* EXERCISE DETAILS:
Below, find each line holding "this" and state how many there are, using the number alone.
>>>>
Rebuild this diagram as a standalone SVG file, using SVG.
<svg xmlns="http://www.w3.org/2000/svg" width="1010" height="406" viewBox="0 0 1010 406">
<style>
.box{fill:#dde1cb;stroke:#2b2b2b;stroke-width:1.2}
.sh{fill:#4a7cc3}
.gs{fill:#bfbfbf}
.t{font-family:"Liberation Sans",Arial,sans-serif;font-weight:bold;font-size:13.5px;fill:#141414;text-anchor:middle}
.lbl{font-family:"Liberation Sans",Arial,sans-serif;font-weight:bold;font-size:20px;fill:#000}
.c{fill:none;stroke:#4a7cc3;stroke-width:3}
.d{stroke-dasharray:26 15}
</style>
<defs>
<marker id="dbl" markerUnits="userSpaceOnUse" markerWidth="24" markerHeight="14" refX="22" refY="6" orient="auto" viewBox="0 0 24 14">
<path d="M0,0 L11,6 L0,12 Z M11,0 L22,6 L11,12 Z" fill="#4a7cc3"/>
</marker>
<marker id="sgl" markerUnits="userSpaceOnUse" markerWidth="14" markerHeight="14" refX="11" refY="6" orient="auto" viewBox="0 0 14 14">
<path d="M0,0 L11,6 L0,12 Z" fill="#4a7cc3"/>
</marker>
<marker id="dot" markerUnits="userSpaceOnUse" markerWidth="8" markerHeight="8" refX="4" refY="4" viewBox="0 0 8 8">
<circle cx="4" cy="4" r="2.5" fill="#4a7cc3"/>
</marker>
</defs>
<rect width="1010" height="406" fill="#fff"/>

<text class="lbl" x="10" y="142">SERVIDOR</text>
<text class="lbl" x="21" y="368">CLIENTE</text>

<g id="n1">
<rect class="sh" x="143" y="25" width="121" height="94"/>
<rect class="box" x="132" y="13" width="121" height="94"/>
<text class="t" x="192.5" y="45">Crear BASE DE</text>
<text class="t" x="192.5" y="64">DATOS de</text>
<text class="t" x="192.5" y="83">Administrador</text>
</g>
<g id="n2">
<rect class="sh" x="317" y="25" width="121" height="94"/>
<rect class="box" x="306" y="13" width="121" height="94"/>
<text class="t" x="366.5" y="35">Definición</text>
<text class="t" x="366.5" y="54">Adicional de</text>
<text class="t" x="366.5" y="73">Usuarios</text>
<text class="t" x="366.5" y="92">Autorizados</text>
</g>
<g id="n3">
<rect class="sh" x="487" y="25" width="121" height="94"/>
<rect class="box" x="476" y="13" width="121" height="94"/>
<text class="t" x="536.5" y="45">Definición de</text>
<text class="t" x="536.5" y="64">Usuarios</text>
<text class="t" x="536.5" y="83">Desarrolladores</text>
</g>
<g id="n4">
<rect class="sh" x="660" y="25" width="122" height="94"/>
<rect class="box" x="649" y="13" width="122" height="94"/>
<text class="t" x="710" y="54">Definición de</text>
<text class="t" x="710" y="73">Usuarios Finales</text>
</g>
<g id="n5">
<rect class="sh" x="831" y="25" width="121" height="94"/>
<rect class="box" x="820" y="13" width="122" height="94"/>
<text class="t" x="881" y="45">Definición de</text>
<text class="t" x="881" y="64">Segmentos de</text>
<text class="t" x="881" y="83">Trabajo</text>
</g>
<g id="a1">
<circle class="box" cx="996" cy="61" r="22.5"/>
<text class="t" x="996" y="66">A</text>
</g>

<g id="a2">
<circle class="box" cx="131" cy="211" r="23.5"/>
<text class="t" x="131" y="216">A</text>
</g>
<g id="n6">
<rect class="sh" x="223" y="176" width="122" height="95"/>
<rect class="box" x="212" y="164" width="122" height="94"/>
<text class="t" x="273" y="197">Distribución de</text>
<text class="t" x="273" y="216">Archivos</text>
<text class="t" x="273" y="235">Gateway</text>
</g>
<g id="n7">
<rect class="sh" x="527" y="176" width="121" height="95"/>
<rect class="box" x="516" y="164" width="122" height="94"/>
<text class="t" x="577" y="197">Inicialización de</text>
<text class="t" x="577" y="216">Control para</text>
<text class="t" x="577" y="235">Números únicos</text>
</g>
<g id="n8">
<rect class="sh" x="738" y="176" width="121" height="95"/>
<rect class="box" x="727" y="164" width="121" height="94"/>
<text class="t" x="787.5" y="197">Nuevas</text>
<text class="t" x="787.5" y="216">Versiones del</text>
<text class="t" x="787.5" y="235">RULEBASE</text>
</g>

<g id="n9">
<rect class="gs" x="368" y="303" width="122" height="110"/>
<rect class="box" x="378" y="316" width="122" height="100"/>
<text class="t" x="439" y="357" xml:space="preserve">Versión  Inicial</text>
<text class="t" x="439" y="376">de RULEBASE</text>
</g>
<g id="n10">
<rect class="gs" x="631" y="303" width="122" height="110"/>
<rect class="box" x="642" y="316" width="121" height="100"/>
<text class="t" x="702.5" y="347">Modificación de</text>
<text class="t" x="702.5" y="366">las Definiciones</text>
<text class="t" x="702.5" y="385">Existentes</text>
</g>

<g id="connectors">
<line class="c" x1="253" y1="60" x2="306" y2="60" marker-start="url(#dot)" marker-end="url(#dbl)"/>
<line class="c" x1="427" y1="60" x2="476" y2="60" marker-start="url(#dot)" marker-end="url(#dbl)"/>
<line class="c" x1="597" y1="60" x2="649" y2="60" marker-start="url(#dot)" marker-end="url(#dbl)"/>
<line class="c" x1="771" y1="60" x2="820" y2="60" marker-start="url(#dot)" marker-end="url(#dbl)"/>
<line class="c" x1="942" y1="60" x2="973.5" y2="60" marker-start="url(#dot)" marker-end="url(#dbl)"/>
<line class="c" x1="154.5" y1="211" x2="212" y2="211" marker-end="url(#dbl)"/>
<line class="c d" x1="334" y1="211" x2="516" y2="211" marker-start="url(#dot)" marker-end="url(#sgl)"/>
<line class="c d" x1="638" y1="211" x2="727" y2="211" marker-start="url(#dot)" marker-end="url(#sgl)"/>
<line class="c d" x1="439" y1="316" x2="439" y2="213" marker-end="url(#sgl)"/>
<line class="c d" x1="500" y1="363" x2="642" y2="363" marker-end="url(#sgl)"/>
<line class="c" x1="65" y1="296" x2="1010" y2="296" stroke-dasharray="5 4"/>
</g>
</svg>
<<<<
>>>>
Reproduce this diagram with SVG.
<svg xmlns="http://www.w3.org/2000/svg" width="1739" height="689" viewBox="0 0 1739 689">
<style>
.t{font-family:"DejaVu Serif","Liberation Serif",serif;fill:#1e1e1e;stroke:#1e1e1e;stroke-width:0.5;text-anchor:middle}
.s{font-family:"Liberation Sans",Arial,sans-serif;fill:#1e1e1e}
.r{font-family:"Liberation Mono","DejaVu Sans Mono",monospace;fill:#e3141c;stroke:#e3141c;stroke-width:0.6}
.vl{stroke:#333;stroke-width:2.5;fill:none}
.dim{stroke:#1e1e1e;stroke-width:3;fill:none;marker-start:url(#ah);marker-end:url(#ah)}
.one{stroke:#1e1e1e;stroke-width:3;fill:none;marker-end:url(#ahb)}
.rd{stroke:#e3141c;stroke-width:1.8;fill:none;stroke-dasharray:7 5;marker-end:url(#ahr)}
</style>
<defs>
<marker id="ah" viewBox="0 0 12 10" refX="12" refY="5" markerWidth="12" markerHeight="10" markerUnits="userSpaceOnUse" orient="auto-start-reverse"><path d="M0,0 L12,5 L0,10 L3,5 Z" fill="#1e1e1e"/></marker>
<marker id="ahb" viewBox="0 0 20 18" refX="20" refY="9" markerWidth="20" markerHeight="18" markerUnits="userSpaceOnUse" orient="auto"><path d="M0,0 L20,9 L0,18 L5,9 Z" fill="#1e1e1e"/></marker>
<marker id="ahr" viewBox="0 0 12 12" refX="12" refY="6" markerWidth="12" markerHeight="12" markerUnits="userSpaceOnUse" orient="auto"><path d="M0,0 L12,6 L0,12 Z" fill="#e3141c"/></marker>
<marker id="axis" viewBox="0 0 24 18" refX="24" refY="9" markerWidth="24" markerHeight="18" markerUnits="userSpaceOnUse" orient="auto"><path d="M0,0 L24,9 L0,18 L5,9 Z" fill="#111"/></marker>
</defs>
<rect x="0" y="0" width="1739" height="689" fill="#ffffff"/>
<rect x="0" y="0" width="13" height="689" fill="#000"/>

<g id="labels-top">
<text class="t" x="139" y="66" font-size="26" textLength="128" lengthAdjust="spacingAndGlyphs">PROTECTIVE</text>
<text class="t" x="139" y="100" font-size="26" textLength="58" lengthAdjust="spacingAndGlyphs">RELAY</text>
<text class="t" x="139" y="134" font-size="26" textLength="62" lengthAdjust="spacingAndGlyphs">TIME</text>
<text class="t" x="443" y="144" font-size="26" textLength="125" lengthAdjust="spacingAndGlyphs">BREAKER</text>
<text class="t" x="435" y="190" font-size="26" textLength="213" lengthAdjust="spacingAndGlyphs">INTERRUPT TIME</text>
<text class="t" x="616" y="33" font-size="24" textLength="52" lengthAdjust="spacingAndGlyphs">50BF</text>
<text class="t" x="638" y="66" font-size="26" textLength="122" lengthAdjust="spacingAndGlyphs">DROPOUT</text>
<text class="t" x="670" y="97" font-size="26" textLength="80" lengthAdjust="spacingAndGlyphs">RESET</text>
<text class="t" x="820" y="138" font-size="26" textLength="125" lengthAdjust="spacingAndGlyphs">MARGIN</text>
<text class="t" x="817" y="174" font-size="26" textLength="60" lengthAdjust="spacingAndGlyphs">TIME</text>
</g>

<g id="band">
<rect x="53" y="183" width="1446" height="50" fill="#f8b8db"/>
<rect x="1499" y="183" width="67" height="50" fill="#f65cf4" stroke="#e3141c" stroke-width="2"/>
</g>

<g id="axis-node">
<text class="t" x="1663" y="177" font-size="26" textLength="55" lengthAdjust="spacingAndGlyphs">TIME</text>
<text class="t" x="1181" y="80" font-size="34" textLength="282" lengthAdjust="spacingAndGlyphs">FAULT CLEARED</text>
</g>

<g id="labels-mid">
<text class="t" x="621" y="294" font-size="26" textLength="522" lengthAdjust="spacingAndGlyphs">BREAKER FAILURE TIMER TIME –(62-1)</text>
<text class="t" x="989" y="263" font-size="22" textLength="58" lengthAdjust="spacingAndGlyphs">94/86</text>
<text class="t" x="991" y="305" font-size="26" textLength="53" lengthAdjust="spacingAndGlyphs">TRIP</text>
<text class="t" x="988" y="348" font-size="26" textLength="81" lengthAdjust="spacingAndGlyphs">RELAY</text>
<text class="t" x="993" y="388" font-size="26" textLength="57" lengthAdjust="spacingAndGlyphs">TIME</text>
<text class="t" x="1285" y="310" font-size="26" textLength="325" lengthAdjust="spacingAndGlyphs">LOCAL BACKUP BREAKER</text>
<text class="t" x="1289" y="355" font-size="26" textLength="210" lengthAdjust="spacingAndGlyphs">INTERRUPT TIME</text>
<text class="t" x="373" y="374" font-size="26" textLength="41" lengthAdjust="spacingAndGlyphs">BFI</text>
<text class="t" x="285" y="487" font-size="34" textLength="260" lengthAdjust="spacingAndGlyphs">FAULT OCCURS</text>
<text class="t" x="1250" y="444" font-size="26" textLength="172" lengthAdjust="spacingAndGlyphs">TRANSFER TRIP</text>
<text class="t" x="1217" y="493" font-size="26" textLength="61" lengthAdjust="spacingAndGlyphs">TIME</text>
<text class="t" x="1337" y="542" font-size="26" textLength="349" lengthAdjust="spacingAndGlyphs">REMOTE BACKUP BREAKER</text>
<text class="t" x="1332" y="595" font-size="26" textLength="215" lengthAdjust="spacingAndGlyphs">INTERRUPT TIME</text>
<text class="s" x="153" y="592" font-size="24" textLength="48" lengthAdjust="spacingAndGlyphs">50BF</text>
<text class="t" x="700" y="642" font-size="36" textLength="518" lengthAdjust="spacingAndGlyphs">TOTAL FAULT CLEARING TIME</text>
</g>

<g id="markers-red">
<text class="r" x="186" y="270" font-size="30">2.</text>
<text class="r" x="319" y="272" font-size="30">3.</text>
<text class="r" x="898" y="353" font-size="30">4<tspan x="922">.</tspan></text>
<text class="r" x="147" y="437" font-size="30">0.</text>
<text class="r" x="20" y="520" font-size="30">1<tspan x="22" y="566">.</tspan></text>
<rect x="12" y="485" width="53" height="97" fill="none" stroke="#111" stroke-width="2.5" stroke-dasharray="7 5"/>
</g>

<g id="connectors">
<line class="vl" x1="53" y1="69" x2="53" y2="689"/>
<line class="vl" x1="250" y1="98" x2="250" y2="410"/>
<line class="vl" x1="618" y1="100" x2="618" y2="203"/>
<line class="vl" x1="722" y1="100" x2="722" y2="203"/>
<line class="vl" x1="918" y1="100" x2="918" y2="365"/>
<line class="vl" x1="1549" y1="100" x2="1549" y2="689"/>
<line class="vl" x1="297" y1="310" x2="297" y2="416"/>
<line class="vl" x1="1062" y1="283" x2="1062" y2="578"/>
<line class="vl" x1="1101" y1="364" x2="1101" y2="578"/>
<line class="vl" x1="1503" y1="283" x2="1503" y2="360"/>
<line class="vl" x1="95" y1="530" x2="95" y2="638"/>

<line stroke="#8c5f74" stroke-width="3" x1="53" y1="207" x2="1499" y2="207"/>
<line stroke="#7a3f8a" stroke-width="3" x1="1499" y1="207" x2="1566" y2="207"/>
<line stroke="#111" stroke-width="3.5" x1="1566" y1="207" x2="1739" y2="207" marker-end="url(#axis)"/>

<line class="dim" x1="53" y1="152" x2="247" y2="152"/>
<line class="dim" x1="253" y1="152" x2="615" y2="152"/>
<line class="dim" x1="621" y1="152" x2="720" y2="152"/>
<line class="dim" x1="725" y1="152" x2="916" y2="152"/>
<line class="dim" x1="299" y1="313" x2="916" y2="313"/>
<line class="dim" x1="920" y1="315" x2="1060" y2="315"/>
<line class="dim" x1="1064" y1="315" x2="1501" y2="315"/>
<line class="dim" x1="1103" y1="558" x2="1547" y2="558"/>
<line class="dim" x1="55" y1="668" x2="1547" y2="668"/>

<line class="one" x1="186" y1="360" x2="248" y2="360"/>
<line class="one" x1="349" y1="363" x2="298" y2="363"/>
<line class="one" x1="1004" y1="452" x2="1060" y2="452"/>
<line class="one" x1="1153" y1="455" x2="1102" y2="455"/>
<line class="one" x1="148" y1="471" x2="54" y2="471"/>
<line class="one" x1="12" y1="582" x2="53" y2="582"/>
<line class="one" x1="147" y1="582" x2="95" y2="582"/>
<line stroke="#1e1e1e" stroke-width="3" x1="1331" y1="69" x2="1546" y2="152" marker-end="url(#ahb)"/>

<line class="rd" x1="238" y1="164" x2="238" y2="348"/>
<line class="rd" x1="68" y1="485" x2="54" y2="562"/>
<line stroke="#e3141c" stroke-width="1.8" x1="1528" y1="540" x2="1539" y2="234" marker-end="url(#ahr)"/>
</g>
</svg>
<<<<
* SOLUTION BELOW:
2